Thursday, May 31, 2012

HBase Secondary Index: Scaning Using Multiple Keys

In HBase one can define row keys to store primary key and do scan using partial or full row keys as explained in previous blogs but what if we need another dimension to do search? That is we may need do a look up based on some other field which is not in our primary table row key.

 To achieve this we need to define a second table where row key have this second dimension and it stores the value of the primary row key. Lets look at the example of my previous blog, where we are storing sessions of users.

  userIdBytes+seperatorByte+dateStringByte+seperatorByte+sessionIdBytes

Here seperatorByte should be choosen in such a way which does not conflict with userId and sessionId bytes values. For example use LF (decimal 10)

Lets call above key as primaryKey.

Note that using above row key we can store, column and values in one or more column families for each
user session row.
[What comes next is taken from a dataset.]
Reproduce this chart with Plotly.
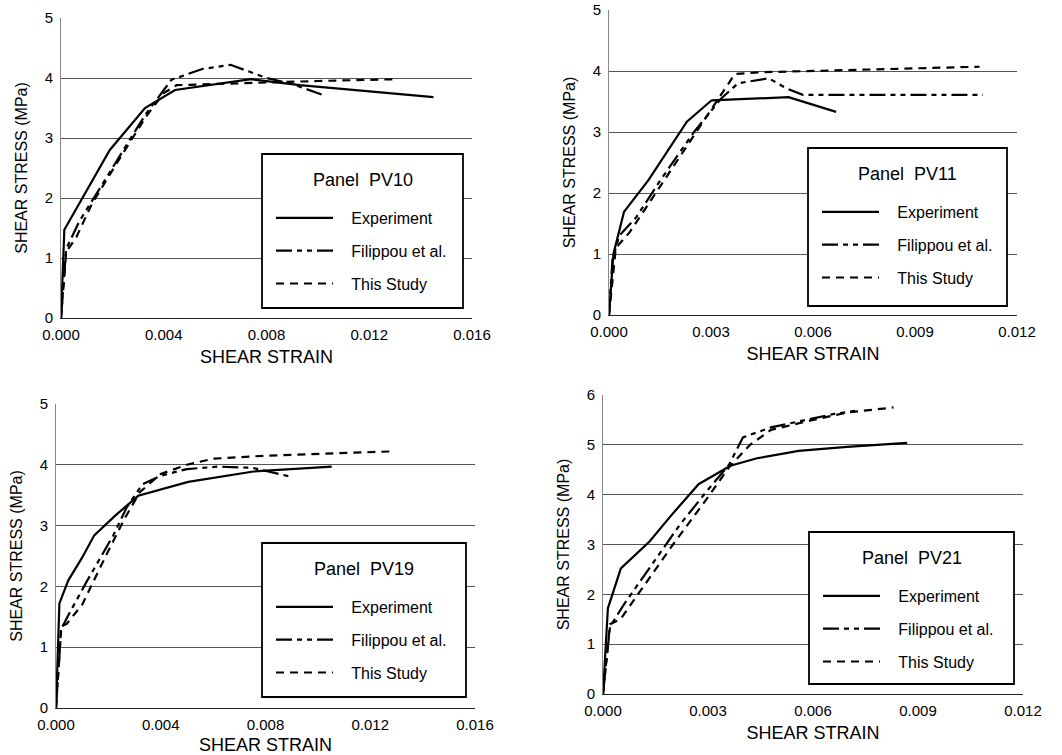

For example we may want to store session startTime and endTime as two values in two columns in a column family.

 Now lets say that we want to get all user sessions in a given geographical area (Get all users in US or get all users in UK), so how do we store this information? To do this can define a second table where row key is geographical area code plus primaryRow Key (ie. userId date and sessionId.)

geoAreaCodeBytes+seperatorByte+primaryKey

Now we can do a search for user sessions using geographical area, similar to what I explained in my previous blog. Also for each of these rows, we can find the primaryKey row for this row key itself and use it to find additional information that we store for user sessions in primaryKey.